A fair analysis of credit and blame requires more than just a recounting of history, such as provided in the article, we need also to construct a counterfactual history for comparison. Should we reasonably believe that but-for the energy technology programs of the Department of Energy, we’d be unable to produce natural gas from shale? It would be difficult to do this analysis well, and the authors don’t attempt it here, but a full assessment calls for it.

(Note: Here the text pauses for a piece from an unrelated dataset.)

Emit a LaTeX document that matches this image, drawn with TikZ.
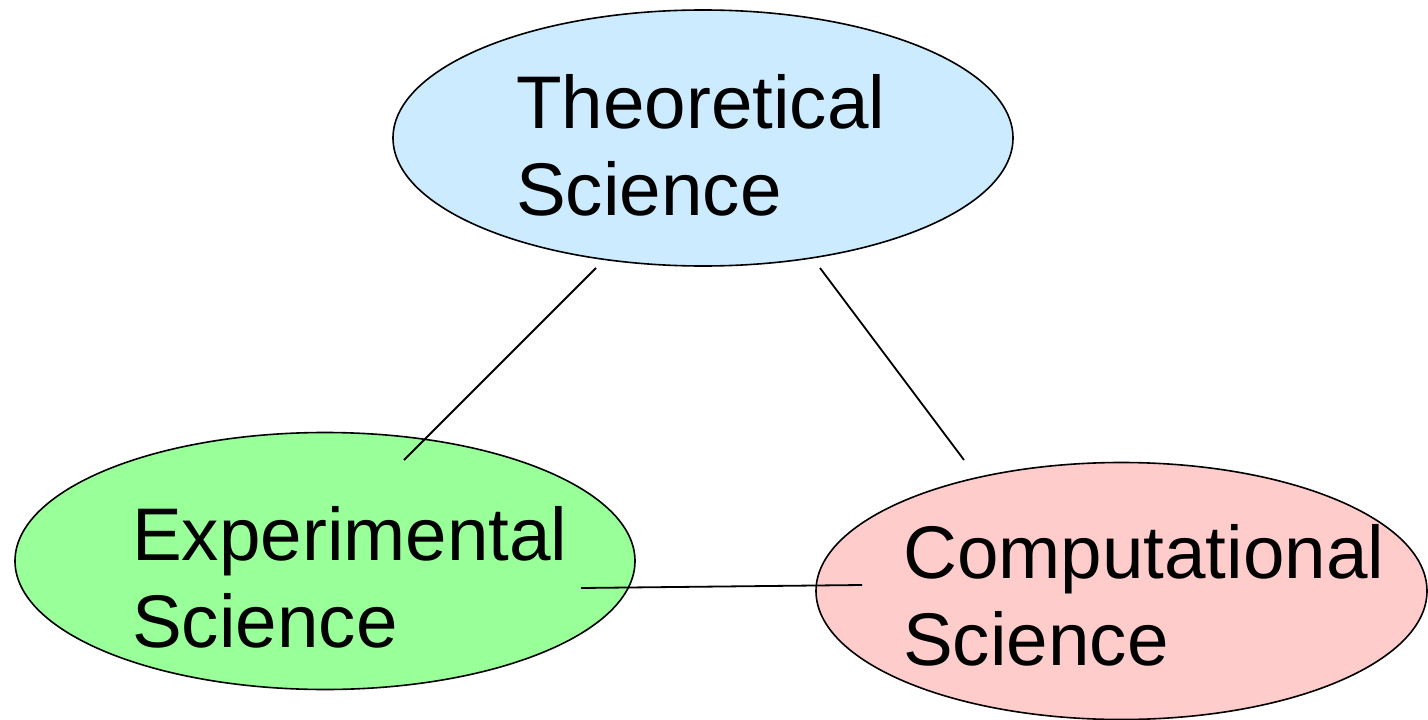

A sketch of technology developments may be helpful. Note that fracturing as a well-stimulation technology started in Pennsylvania in the early 1860s. A few clever folk discovered dropping gunpowder down a well, later liquid nitroglycerin,  often brought marvelous returns. Edward A. L. Roberts submitted a patent application for the process in 1864. Hydraulic fracturing technology was first developed by Standard Oil (Indiana) in the late 1940s.  In the 1960s, Project Gasbuggy had the federal government collaborating with the oil and gas industry to test a nuclear-weapon based fracturing technology on federal land in New Mexico. The Breakthrough Institute’s story picks up in the 1970s, but what the backstory reveals is a history of efforts to develop fracturing technology, funded privately in some cases and publicly in others. Department of Energy involvement may have shaped the direction of research, but I suspect its pool of research funds was merely convenient to technological advancement and not necessary. (More recently, GasFrac Energy Services of Alberta has pioneered a propane-based fracturing technology.)

Directional drilling, a precursor to horizontal drilling, first became practiced in the industry in the 1920s – well before “two government engineers … patented an early-stage directional drilling technology” in 1976. (See “Slanted Oil Wells,” published in Popular Science magazine in 1931.) As with hydraulic fracturing,  the industry found the technology quite useful in application and companies pursued technological advancements. Taxpayer funding may have been convenient support for the oil and gas industry, government research involvement may have shaped the direction of directional-drilling research, but the industry would have pursued the technology in any case.

So possibly the federal government’s involvement advanced by a few years the technologies that were finally blended in a sufficiently promising mix by George Mitchell. Even if we grant as much, it isn’t the whole of the shale gas boom that federal involvement gains credit for, just the added value that comes from shifting shale gas production forward by a few years. Of course possibly the whole of the federal government’s involvement in the industry – tax policies, regulatory policies, antitrust policies, federal lands policy, and so on – could reasonably be counted as delaying technological advancement when compared against what would have happened under some more rational regime.

Admittedly, they were just writing an op-ed and I’m complaining that they didn’t do a dissertation’s worth of work to support it. Maybe my complaints are a little unfair.